Task brief:
In the entries below, find every line with "this" and copy it.

◆ ◆ ◆

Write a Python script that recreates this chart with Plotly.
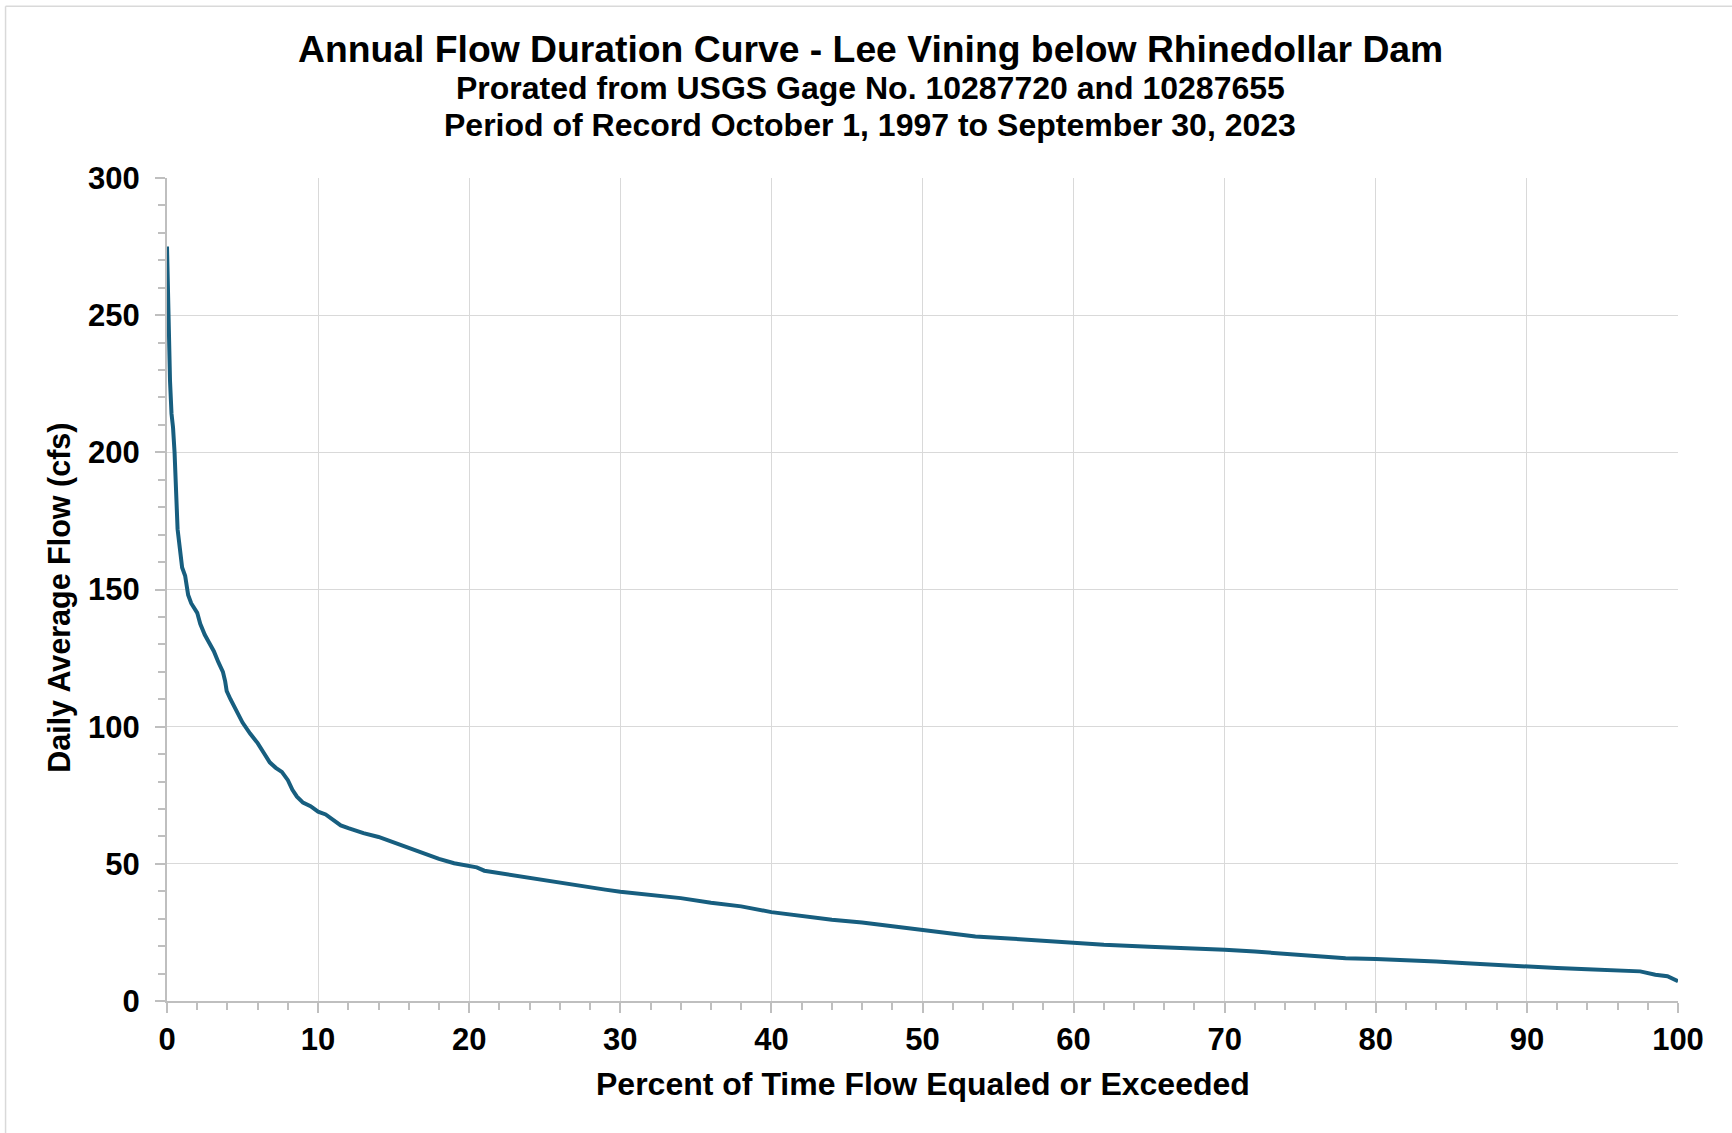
import plotly.graph_objects as go

# Percent of time flow equaled or exceeded
pct = [0, 0.05, 0.1, 0.15, 0.2, 0.3, 0.4, 0.5, 0.6, 0.7, 0.85, 1.0, 1.2, 1.4, 1.6, 1.8,
       2.0, 2.2, 2.5, 2.8, 3.1, 3.4, 3.7, 3.85, 3.95, 4.2, 4.5, 5.0, 5.5, 6.0, 6.4, 6.8,
       7.2, 7.6, 8.0, 8.3, 8.6, 9.0, 9.5, 10.0, 10.5, 11.0, 11.5, 12.0, 13.0, 14.0, 15.0,
       16.0, 17.0, 18.0, 19.0, 20.0, 20.5, 21.0, 22.0, 23.0, 24.0, 25.0, 26.0, 27.0, 28.0,
       29.0, 30.0, 32, 34, 36, 38, 40, 42, 44, 46, 48, 50, 52, 53.5, 56, 58, 60, 62, 65,
       68, 70, 72, 74, 76, 78, 80, 82, 84, 86, 88, 90, 92, 94, 96, 97.5, 98.5, 99.3, 100]
# Daily average flow (cfs)
flow = [275, 262, 248, 236, 226, 214, 209, 200, 183, 172, 165, 158, 155, 148, 145, 143.5,
        141.5, 137.5, 133.5, 130.5, 127.5, 123.5, 120, 116.5, 113, 110, 107, 101.5, 97.5, 94, 90.5, 87,
        85, 83.5, 80.5, 77, 74.5, 72.3, 71, 69, 68, 66, 64, 63, 61.2, 59.8, 57.8,
        56, 53.8, 51.8, 50.2, 49.2, 48.7, 47.5, 46.6, 45.8, 45.0, 44.2, 43.2, 42.3, 41.2,
        40.6, 39.8, 38.5, 37.5, 35.8, 34.5, 32.4, 31.0, 29.6, 28.6, 27.2, 26.0, 24.6, 23.5, 22.7, 21.9, 21.2, 20.5, 19.8,
        19.2, 18.7, 18.0, 17.2, 16.2, 15.6, 15.3, 15.0, 14.4, 13.8, 13.1, 12.5, 12.0, 11.6, 11.2, 10.8, 9.6, 9.0, 7.2]

title_lines = ["Annual Flow Duration Curve - Lee Vining below Rhinedollar Dam",
               "Prorated from USGS Gage No. 10287720 and 10287655",
               "Period of Record October 1, 1997 to September 30, 2023"]
x_title = "Percent of Time Flow Equaled or Exceeded"
y_title = "Daily Average Flow (cfs)"

FONT = "Liberation Sans, Arial, sans-serif"
W, H = 1732, 1133
L, R, T, B = 166.5, 54, 177.7, 132.3
PW, PH = W - L - R, H - T - B

def px_x(p):
    return (p - L) / PW

def px_y(p):
    return (H - B - p) / PH

fig = go.Figure()
fig.add_trace(go.Scatter(x=pct, y=flow, mode="lines",
                         line=dict(color="#175E7F", width=4), showlegend=False))

axis_common = dict(
    showgrid=True, gridcolor="#D9D9D9", gridwidth=1.3,
    showline=True, linecolor="#BFBFBF", linewidth=2,
    ticks="outside", ticklen=10, tickwidth=2, tickcolor="#BFBFBF",
    tickfont=dict(family=FONT, size=31, color="black", weight="bold"),
    zeroline=False,
)
fig.update_xaxes(range=[0, 100], dtick=10, tick0=0, ticklabelstandoff=0,
                 minor=dict(dtick=2, ticklen=7, tickwidth=2, tickcolor="#BFBFBF", ticks="outside", showgrid=False),
                 **axis_common)
fig.update_yaxes(range=[0, 300], dtick=50, tick0=0, ticklabelstandoff=9,
                 minor=dict(dtick=10, ticklen=7, tickwidth=2, tickcolor="#BFBFBF", ticks="outside", showgrid=False),
                 **axis_common)

ann = []
title_sizes = [37.3, 32, 32]
title_y = [48.4, 87.5, 125.2]
for txt, sz, yy in zip(title_lines, title_sizes, title_y):
    ann.append(dict(text=txt, xref="paper", yref="paper", x=px_x(870), y=px_y(yy),
                    xanchor="center", yanchor="middle", showarrow=False,
                    font=dict(family=FONT, size=sz, color="black", weight="bold")))
ann.append(dict(text=x_title, xref="paper", yref="paper", x=0.5, y=px_y(1083.5),
                xanchor="center", yanchor="middle", showarrow=False,
                font=dict(family=FONT, size=32, color="black", weight="bold")))
ann.append(dict(text=y_title, xref="paper", yref="paper", x=px_x(59), y=px_y(598),
                xanchor="center", yanchor="middle", showarrow=False, textangle=-90,
                font=dict(family=FONT, size=30.5, color="black", weight="bold")))

shapes = [
    dict(type="line", xref="paper", yref="paper", x0=px_x(5), x1=px_x(W + 5), y0=px_y(6), y1=px_y(6),
         line=dict(color="#D9D9D9", width=1.5)),
    dict(type="line", xref="paper", yref="paper", x0=px_x(5), x1=px_x(5), y0=px_y(6), y1=px_y(H + 5),
         line=dict(color="#D9D9D9", width=1.5)),
]

fig.update_layout(width=W, height=H, margin=dict(l=L, r=R, t=T, b=B, autoexpand=False),
                  paper_bgcolor="white", plot_bgcolor="white",
                  annotations=ann, shapes=shapes, showlegend=False)

fig.write_html("out.html")
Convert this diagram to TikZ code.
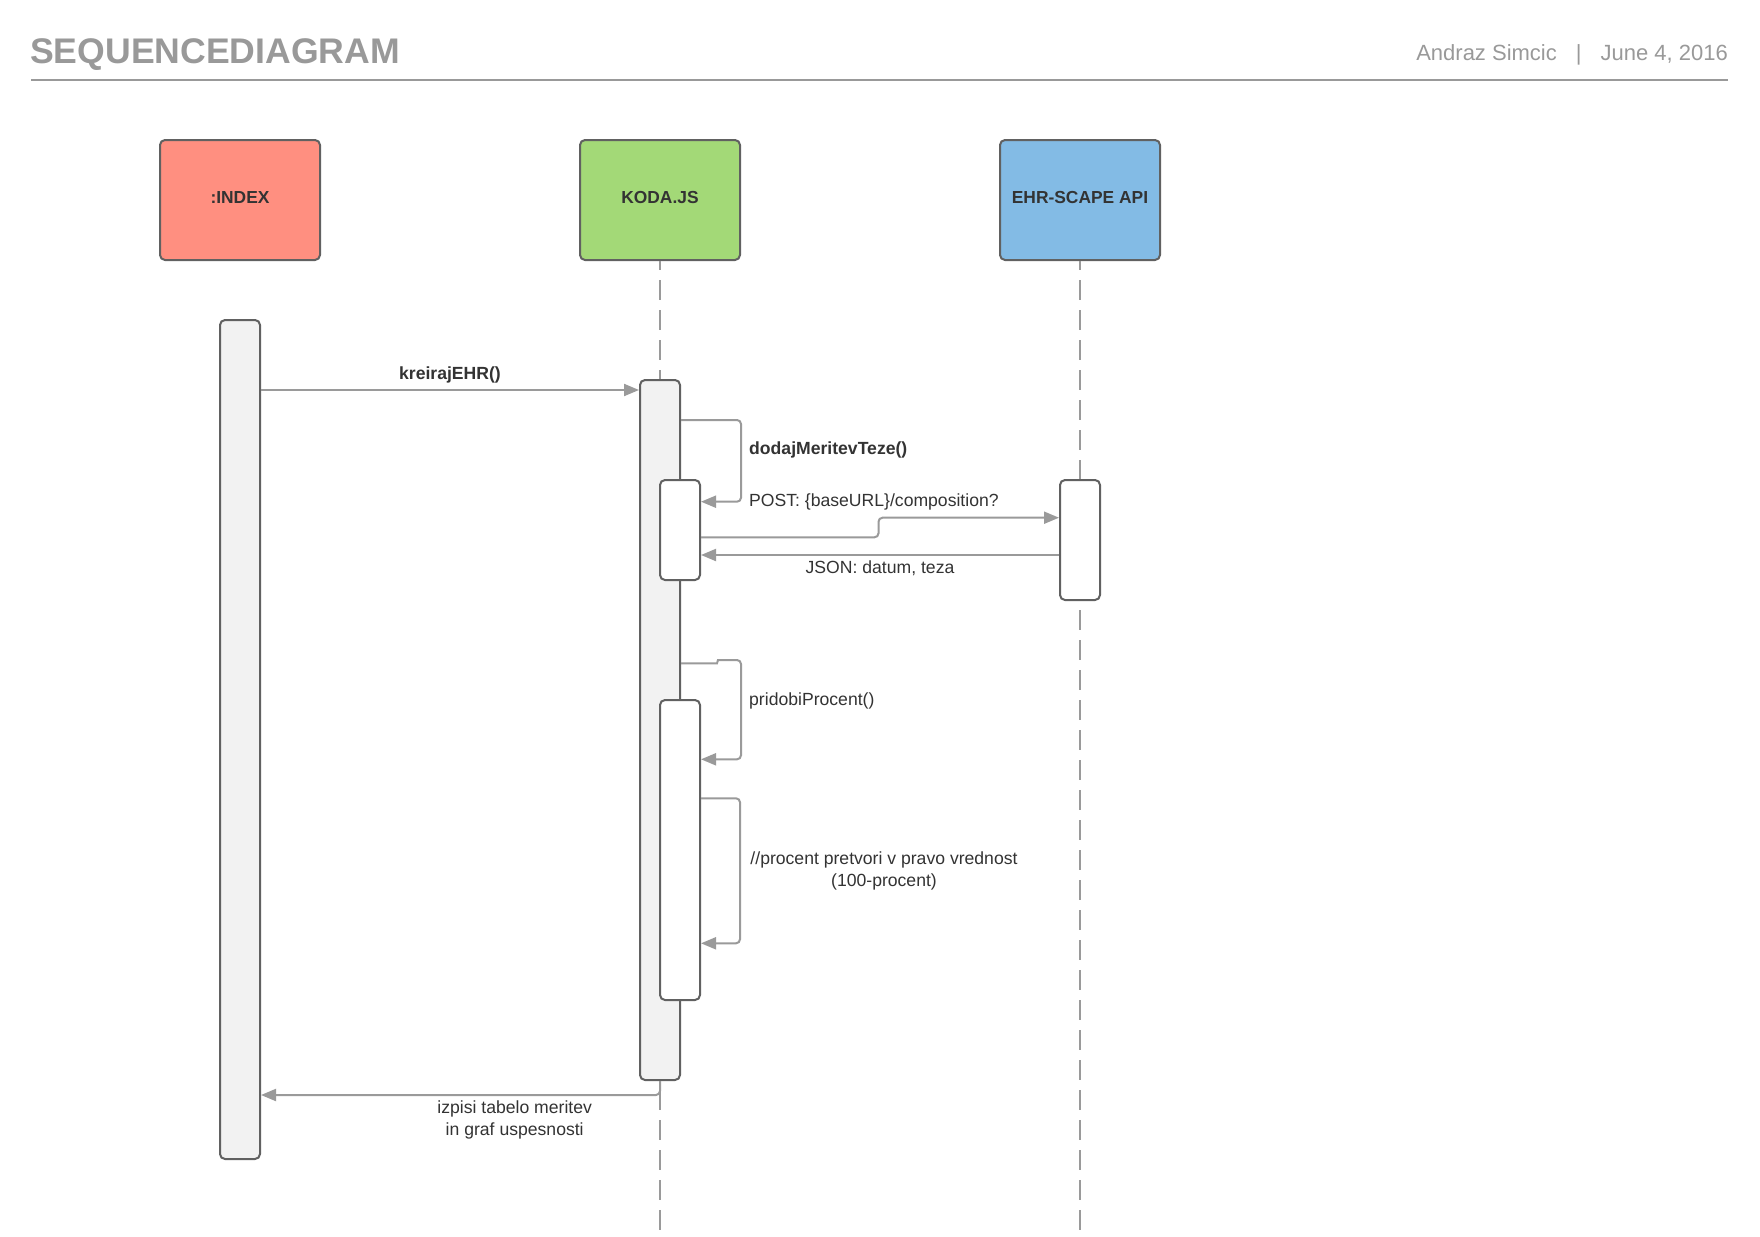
\documentclass[tikz,border=0pt]{standalone}
\usepackage{fontspec}
\setmainfont{Liberation Sans}
\usetikzlibrary{arrows.meta}
\definecolor{titlec}{HTML}{999999}
\definecolor{linec}{HTML}{9A9A9A}
\definecolor{bordc}{HTML}{616161}
\definecolor{txtc}{HTML}{333333}
\definecolor{actc}{HTML}{F2F2F2}
\definecolor{indexc}{HTML}{FF8F80}
\definecolor{kodac}{HTML}{A3D977}
\definecolor{ehrc}{HTML}{83BBE5}
\tikzset{
  head/.style={draw=bordc, line width=2pt, rounded corners=5pt, minimum width=160pt, minimum height=120pt, inner sep=0pt, text depth=5pt, font=\fontsize{17.4}{20}\selectfont\bfseries, text=txtc},
  actbox/.style={draw=bordc, line width=2pt, rounded corners=5pt, minimum width=40pt, inner sep=0pt},
  msg/.style={draw=linec, line width=2pt, -{Triangle[length=15pt,width=12pt]}, rounded corners=4pt},
  lifeline/.style={draw=linec, line width=2pt, dash pattern=on 20pt off 10pt, dash phase=11pt},
  lbl/.style={font=\fontsize{17.6}{22}\selectfont, text=txtc, inner sep=0pt},
  blbl/.style={font=\fontsize{17.6}{22}\selectfont\bfseries, text=txtc, inner sep=0pt},
}
\begin{document}
\begin{tikzpicture}[x=1pt,y=-1pt]
\fill[white] (0,0) rectangle (1760,1236);
\useasboundingbox (0,0) rectangle (1760,1236);

% header
\node[font=\fontsize{35.6}{42}\selectfont\bfseries, text=titlec, anchor=base west, inner sep=0pt] (title) at (30,64) {SEQUENCEDIAGRAM};
\node[font=\fontsize{22}{26}\selectfont, text=titlec, anchor=base east, inner sep=0pt] (author) at (1728,61) {Andraz Simcic\hspace{19pt}|\hspace{19pt}June 4, 2016};
\draw[line width=2pt, draw=titlec] (31,80) -- (1728,80);

% heads
\node[head, fill=indexc] (hI) at (240,200) {:INDEX};
\node[head, fill=kodac] (hK) at (660,200) {KODA.JS};
\node[head, fill=ehrc] (hE) at (1080,200) {EHR-SCAPE API};

% lifelines
\coordinate (endK) at (660,1230);
\coordinate (endE) at (1080,1230);
\draw[lifeline] (hK.south) -- (endK);
\draw[lifeline] (hE.south) -- (endE);

% activations
\node[actbox, fill=actc, minimum height=839pt] (actI) at (240,739.5) {};
\node[actbox, fill=actc, minimum height=700pt] (actK) at (660,730) {};
\node[actbox, fill=white, minimum height=100pt] (actK1) at (680,530) {};
\node[actbox, fill=white, minimum height=120pt] (actE) at (1080,540) {};
\node[actbox, fill=white, minimum height=300pt] (actK2) at (680,850) {};

% messages
\draw[msg] (actI.east |- 0,390) -- (actK.west |- 0,390);
\node[blbl, anchor=base] (lkreiraj) at (450,379) {kreirajEHR()};

\draw[msg] (actK.east |- 0,420) -- (741,420) -- (741,501.7) -- (actK1.east |- 0,501.7);
\node[blbl, anchor=base west] (ldodaj) at (749,454) {dodajMeritevTeze()};

\draw[msg] (actK1.east |- 0,537.3) -- (878.5,537.3) -- (878.5,517.7) -- (actE.west |- 0,517.7);
\node[lbl, anchor=base west] (lpost) at (749,506) {POST: \{baseURL\}/composition?};

\draw[msg] (actE.west |- 0,555) -- (actK1.east |- 0,555);
\node[lbl, anchor=base] (ljson) at (880,573) {JSON: datum, teza};

\draw[msg] (actK.east |- 0,663.3) -- (713,663.3) .. controls (718,663.3) and (717,660) .. (722,660) -- (741,660) -- (741,759.3) -- (actK2.east |- 0,759.3);
\node[lbl, anchor=base west] (lpridobi) at (749,705) {pridobiProcent()};

\draw[msg] (actK2.east |- 0,798.3) -- (740,798.3) -- (740,943.3) -- (actK2.east |- 0,943.3);
\node[lbl, anchor=base, align=center] (lprocent) at (884,886) {//procent pretvori v pravo vrednost\\(100-procent)};

\draw[msg] (actK.south) -- (660,1095) -- (actI.east |- 0,1095);
\node[lbl, anchor=base, align=center] (lizpisi) at (514.7,1135) {izpisi tabelo meritev\\in graf uspesnosti};
\end{tikzpicture}
\end{document}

◆ ◆ ◆

Full answer:
Write a Python script that recreates this chart with Plotly.
Convert this diagram to TikZ code.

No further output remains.